### Instruction
From the first line of the listing below, retype each line up to and including the one with "window = 346"; pictures stay out.

### Source excerpt
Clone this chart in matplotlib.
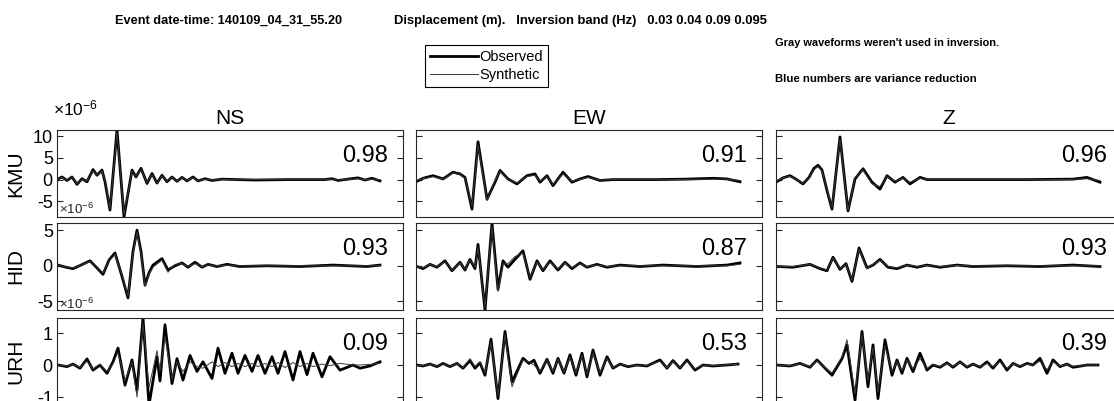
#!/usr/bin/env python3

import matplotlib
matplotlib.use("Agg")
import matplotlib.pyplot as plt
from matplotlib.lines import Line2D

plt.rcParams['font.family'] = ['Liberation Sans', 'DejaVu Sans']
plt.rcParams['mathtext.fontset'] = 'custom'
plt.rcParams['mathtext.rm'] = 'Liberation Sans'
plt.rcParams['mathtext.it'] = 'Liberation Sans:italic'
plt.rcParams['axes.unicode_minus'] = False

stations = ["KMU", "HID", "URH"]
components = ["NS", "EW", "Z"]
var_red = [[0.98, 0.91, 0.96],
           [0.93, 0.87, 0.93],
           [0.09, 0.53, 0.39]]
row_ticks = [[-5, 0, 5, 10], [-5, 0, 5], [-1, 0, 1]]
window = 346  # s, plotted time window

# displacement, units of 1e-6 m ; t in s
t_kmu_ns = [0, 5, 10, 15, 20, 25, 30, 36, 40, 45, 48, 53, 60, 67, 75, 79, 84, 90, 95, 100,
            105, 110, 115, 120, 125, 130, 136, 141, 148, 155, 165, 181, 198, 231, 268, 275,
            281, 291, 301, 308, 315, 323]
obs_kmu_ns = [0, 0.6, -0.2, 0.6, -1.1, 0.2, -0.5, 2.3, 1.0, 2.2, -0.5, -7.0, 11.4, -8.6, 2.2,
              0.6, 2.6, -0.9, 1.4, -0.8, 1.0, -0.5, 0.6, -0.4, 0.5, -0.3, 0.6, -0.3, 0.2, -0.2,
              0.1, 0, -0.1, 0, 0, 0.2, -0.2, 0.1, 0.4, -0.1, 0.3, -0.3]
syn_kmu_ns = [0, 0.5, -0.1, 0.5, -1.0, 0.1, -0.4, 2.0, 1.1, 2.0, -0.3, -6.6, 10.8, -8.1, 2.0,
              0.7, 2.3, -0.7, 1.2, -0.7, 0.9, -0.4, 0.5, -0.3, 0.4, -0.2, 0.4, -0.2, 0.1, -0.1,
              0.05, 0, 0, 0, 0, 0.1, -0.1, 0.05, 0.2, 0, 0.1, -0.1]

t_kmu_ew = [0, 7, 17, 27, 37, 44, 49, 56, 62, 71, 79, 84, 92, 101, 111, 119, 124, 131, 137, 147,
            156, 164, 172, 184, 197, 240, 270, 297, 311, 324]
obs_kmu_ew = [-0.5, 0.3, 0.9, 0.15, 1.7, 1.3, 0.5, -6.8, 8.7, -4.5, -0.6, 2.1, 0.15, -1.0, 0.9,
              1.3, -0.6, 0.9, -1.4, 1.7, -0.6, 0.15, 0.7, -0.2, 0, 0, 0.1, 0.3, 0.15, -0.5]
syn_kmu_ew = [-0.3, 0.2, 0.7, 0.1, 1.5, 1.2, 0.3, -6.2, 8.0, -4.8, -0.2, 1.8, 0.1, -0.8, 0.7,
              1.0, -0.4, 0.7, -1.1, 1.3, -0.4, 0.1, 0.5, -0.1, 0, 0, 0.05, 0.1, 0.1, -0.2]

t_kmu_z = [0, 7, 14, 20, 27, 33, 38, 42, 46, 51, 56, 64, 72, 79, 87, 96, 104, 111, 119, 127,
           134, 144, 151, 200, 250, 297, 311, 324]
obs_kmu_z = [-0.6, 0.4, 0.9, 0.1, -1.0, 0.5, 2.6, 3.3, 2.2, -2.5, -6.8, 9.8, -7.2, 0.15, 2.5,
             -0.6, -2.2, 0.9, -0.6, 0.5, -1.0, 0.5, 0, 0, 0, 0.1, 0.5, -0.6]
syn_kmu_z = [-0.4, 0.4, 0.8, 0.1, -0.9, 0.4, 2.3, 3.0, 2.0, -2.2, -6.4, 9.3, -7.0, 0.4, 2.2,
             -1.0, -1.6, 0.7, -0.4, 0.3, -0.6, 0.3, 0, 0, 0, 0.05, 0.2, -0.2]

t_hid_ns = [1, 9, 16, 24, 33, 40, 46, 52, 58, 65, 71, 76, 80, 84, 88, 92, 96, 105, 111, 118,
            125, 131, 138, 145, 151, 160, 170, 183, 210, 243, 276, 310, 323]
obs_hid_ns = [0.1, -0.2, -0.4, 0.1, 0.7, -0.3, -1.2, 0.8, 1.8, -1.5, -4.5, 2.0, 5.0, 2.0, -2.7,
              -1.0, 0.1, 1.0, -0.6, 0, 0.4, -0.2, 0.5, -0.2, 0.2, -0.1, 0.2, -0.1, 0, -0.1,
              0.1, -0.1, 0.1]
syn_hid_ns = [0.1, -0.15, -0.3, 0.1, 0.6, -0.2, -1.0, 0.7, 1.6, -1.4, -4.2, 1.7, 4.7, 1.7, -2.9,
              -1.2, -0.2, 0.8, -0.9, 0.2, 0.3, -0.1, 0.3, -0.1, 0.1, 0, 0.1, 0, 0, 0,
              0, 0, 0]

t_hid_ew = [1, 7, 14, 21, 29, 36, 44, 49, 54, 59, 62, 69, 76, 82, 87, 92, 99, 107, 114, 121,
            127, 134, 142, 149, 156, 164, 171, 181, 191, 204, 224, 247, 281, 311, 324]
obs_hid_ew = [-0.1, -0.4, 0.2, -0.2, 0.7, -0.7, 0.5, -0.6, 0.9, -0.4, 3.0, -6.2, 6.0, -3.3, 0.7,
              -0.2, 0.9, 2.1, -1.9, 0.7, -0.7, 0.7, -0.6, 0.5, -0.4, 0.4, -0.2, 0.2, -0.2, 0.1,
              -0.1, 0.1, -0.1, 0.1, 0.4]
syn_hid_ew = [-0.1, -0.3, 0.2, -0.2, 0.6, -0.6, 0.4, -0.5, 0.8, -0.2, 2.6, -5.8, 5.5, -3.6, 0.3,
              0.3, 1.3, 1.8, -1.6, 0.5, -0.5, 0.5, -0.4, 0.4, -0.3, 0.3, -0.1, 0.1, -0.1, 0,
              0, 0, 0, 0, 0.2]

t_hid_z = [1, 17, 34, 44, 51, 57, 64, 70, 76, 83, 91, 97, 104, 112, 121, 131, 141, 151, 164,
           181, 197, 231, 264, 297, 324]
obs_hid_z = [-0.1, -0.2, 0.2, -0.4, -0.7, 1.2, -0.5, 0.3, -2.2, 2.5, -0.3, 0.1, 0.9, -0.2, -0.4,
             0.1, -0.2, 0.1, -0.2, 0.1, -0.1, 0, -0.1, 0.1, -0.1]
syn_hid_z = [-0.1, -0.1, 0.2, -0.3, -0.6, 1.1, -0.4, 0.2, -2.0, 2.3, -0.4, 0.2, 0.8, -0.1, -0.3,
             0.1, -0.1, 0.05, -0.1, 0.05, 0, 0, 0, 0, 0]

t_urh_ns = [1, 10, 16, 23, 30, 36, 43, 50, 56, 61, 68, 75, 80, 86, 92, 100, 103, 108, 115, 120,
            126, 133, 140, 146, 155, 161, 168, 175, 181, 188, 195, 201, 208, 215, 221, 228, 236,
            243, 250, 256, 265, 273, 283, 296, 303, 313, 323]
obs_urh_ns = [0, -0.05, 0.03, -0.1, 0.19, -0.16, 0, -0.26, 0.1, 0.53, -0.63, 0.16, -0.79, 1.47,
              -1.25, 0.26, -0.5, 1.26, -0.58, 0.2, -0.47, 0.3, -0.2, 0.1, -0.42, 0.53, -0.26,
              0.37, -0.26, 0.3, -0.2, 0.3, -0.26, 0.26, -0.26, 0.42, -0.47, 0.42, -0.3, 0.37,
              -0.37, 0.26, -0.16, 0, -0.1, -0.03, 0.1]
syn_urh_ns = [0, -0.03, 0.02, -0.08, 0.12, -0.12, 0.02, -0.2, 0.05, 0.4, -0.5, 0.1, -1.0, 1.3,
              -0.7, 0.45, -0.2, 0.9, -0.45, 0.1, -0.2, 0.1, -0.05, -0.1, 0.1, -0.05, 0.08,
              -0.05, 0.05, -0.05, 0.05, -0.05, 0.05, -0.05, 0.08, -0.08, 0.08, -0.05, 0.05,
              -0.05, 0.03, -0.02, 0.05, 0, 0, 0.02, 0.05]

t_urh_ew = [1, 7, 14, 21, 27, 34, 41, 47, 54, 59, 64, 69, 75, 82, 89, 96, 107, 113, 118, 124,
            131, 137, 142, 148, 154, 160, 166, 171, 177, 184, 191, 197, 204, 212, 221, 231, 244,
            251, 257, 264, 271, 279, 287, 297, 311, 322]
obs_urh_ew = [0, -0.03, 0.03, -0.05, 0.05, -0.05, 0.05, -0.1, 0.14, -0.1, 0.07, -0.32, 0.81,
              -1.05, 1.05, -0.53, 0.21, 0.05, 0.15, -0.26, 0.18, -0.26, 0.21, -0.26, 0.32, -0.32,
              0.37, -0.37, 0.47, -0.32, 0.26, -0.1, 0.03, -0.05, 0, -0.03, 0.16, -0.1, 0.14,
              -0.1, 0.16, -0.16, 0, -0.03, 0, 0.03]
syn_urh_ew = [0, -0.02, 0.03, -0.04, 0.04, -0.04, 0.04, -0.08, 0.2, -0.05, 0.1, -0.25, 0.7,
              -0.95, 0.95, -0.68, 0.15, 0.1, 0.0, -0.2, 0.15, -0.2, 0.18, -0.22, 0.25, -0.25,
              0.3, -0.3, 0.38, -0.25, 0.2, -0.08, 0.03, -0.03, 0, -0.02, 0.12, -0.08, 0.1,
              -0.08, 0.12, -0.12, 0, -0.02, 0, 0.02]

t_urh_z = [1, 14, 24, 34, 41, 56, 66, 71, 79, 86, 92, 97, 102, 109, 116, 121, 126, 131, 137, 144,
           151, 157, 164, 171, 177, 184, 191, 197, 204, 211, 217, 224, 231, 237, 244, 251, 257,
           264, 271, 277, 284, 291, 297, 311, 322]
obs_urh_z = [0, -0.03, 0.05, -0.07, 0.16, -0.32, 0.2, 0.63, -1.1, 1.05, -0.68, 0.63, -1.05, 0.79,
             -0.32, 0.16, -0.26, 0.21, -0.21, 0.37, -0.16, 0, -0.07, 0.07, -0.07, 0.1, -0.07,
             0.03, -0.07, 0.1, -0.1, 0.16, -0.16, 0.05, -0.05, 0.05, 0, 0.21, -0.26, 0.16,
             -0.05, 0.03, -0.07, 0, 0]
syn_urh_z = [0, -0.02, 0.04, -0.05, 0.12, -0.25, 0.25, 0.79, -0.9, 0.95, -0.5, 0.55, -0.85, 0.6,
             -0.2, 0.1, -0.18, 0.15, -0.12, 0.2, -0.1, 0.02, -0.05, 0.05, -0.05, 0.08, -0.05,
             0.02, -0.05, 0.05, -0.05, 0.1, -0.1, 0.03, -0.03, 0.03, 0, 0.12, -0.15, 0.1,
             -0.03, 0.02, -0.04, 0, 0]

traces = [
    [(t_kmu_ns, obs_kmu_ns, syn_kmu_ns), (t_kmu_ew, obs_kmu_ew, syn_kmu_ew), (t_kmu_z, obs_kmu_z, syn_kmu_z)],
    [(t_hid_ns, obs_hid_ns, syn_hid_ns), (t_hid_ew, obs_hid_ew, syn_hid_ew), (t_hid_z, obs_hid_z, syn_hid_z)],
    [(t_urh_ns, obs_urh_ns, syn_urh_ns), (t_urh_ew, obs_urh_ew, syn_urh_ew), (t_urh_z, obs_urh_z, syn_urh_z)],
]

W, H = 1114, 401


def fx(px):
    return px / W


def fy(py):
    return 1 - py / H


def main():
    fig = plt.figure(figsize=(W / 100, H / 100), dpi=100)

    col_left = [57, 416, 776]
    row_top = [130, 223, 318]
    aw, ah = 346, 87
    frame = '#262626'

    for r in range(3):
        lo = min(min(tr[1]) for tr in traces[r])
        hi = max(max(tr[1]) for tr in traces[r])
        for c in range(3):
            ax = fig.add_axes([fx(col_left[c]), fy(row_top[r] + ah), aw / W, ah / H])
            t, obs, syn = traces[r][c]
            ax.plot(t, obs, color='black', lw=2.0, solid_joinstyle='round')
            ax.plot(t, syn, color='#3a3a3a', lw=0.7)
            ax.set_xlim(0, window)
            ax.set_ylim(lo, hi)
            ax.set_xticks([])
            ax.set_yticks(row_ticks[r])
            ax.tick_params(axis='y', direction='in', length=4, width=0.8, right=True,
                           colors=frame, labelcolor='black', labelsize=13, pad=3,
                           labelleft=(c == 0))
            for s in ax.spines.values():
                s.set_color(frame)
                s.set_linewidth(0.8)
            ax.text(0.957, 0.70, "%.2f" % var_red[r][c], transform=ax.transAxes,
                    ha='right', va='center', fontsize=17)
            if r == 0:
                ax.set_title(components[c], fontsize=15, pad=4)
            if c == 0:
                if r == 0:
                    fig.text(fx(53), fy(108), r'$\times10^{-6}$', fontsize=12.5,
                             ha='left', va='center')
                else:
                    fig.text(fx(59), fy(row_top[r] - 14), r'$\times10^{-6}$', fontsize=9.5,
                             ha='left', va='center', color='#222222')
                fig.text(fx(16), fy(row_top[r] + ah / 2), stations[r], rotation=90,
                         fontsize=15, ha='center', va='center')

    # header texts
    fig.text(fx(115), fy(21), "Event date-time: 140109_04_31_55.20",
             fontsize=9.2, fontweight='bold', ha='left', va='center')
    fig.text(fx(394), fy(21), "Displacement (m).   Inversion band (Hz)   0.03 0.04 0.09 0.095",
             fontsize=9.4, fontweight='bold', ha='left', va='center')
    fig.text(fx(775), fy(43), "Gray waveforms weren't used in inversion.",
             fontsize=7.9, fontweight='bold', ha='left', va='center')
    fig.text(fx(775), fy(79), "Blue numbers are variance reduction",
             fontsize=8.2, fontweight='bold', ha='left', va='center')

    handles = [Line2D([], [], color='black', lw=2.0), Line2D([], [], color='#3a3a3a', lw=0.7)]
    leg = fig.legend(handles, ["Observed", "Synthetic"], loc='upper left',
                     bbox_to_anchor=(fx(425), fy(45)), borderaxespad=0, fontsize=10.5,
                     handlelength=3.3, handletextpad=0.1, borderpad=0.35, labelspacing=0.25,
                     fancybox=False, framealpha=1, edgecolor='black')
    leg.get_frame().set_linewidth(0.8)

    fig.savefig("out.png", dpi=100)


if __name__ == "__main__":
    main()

### Solution
Clone this chart in matplotlib.
#!/usr/bin/env python3

import matplotlib
matplotlib.use("Agg")
import matplotlib.pyplot as plt
from matplotlib.lines import Line2D

plt.rcParams['font.family'] = ['Liberation Sans', 'DejaVu Sans']
plt.rcParams['mathtext.fontset'] = 'custom'
plt.rcParams['mathtext.rm'] = 'Liberation Sans'
plt.rcParams['mathtext.it'] = 'Liberation Sans:italic'
plt.rcParams['axes.unicode_minus'] = False

stations = ["KMU", "HID", "URH"]
components = ["NS", "EW", "Z"]
var_red = [[0.98, 0.91, 0.96],
           [0.93, 0.87, 0.93],
           [0.09, 0.53, 0.39]]
row_ticks = [[-5, 0, 5, 10], [-5, 0, 5], [-1, 0, 1]]
window = 346  # s, plotted time window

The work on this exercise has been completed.